12-08-2016  12:01 am      •     
McMenamins

When fabric artist Cleveland Smith started making quilts in 1985, it was because he thought he could make some good money.

"I thought I could make three quilts a week, but I soon found that wasn't the case," he says laughing. "It took me a whole day to make one block. And after I made my first pieces, I didn't want to sell them."

More than 25 years later, Smith still makes –and sells—beautiful quilts, based on traditional square nine-patch, and triangular designs. But he also designs intricate wall hangings in colorful fabrics that seem to radiate on the wall.

A detail from a wall hanging shows a panel of dancing African ladies



"Once I started doing this, I came to really love the creative part," Smith says. "Every time I design a piece, I try to do something different from anything I've done before."

Originally from Vicksburg, Miss., Smith wanted to leave what he jokingly calls "South America," to try his fortune elsewhere. He came to Portland in 1962 because his aunt, Rosie Peters lived here, and found work at a paper and packaging company in North Portland. Now he has retired, but his art keeps him busier than ever, he says.

Fellow artist Adrienne Cruz introduced Smith to African fabrics, he says, and he began to buy scraps from local African garment makers.

This large (4 ft. x 4 ft. wall hanging features a central panel with a horse and colorful African fabrics


"African fabric is my favorite," he says. "I started with traditional fabrics, but when I was introduced to African fabric it quickly became my favorite. It is so colorful. You can do a lot of things with it. It's just more versatile than other fabrics.

"You don't have to worry about matching colors because everything works together."

He also uses plain colored cottons, Indonesian Batik and Japanese prints.

No matter whether he's making a quilt or a wall hanging, each piece of fabric must be individually cut out. Sometimes he selects printed fabrics or panels to turn into centerpieces, or to cut out details, which he layers on his designs using appliqué. Most of his pieces include a thin strip that surrounds the work like a colorful frame. He calls this his signature.

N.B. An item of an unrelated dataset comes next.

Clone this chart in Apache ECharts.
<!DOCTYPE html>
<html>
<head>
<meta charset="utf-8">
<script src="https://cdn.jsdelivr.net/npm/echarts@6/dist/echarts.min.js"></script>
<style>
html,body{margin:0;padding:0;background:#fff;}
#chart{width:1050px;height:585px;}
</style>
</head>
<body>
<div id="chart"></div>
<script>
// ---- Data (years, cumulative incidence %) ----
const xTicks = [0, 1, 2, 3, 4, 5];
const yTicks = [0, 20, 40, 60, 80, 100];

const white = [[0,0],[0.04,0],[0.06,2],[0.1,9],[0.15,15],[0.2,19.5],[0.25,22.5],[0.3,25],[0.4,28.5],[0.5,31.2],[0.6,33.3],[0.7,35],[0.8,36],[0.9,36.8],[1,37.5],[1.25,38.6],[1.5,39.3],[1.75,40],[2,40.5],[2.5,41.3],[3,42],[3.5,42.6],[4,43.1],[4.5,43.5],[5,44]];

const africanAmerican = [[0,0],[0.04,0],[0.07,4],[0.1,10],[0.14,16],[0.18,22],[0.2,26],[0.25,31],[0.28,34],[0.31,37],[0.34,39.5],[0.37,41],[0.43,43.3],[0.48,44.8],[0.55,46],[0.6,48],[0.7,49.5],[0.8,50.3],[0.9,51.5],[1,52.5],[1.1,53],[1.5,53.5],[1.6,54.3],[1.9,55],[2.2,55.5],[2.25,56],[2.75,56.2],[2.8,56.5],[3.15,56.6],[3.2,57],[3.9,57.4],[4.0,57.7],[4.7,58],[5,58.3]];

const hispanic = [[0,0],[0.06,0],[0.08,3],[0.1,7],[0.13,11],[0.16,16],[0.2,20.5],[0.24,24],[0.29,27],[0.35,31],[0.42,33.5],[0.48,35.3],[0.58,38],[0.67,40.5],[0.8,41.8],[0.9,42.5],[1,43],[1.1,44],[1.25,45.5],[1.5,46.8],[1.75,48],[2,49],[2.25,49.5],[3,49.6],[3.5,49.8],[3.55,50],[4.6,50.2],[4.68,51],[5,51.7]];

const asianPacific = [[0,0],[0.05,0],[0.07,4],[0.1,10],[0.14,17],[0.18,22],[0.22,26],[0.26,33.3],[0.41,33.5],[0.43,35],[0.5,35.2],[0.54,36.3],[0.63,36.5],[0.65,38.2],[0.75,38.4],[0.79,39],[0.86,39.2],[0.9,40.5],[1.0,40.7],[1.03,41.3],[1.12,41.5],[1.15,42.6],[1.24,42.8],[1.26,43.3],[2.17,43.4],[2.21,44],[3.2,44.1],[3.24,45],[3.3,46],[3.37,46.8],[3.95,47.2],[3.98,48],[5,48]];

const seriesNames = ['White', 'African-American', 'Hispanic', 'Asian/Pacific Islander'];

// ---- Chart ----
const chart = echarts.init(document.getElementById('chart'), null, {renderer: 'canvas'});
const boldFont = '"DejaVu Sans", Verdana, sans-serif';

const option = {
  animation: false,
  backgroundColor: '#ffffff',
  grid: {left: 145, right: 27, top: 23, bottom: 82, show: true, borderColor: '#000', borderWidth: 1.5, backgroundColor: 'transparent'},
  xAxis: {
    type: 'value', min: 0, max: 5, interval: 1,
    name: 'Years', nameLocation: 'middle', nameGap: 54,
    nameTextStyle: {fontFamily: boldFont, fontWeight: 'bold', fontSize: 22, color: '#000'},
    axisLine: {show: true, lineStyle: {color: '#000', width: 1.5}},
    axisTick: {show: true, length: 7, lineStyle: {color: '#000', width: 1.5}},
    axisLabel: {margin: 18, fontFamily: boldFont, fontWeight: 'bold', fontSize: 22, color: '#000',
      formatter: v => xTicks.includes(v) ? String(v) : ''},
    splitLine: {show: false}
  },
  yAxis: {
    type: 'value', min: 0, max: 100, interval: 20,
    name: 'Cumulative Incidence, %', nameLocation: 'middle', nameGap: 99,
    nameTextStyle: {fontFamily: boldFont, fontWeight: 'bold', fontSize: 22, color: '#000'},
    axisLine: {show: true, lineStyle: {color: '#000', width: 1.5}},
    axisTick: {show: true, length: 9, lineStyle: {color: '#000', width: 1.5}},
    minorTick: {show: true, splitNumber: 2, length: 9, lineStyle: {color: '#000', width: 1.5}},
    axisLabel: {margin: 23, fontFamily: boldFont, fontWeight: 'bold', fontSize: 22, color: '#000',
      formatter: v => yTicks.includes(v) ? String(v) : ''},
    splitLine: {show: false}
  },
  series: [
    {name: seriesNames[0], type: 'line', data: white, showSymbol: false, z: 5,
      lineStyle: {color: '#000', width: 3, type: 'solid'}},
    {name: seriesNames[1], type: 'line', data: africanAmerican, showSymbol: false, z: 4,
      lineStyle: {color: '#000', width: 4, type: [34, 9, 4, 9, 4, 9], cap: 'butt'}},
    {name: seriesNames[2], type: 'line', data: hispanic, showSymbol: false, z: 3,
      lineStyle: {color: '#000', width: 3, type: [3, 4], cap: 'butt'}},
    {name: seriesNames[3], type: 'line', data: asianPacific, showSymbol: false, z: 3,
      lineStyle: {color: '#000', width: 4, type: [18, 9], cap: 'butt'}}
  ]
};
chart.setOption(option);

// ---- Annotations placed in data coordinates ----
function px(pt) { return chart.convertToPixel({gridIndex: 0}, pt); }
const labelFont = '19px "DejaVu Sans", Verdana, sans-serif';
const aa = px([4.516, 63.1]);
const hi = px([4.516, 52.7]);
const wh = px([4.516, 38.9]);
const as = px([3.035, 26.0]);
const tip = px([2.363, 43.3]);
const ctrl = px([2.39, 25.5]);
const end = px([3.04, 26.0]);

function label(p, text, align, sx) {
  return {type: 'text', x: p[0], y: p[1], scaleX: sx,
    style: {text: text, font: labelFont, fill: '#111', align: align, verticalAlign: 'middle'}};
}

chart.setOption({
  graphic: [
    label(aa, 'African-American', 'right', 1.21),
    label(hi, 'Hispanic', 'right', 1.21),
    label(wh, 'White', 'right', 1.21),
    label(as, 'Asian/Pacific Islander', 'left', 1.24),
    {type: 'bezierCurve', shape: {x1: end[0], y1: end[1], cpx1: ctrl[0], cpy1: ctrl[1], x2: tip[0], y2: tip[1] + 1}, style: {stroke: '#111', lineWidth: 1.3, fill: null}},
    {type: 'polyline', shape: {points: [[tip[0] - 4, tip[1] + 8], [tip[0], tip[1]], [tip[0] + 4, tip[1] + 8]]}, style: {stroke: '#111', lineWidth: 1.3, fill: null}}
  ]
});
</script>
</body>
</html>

Smith does some of his own stitching, but also works collaboratively, sending other pieces to an embroidery specialist, Pat Roche, to be expertly hand stitched.

The back of this wall hanging shows the detailed scalloped stitching pattern

The Tulip quilt is made from plain colored fabrics rather than Smith's usual  African prints


"See how small these stitches are. She does wonderful work," Smith says.

So how long does it take to make one of Smith's pieces? That depends, he says, on how many projects he's working on simultaneously. He also prioritizes commissioned pieces, he says.

"Each piece takes a long time. 'Stars over Africa' might have taken two or three months."

Smith's fabric collection has grown so much over the years that he could keep on quilting now without ever having to buy another yard. It's just a matter of waiting for the right vision and design to come along for each fabric.

"My grandma, before she died, gave me some of her quilt pieces," he said. "At one time, I almost threw them away. But then I thought she gave these to me not anyone else. So I want to recreate her pattern and take her pieces and have them hand quilted."

Smith's quilts sell from $600 up, while his fabric wall hangings start around $150 depending on size and design.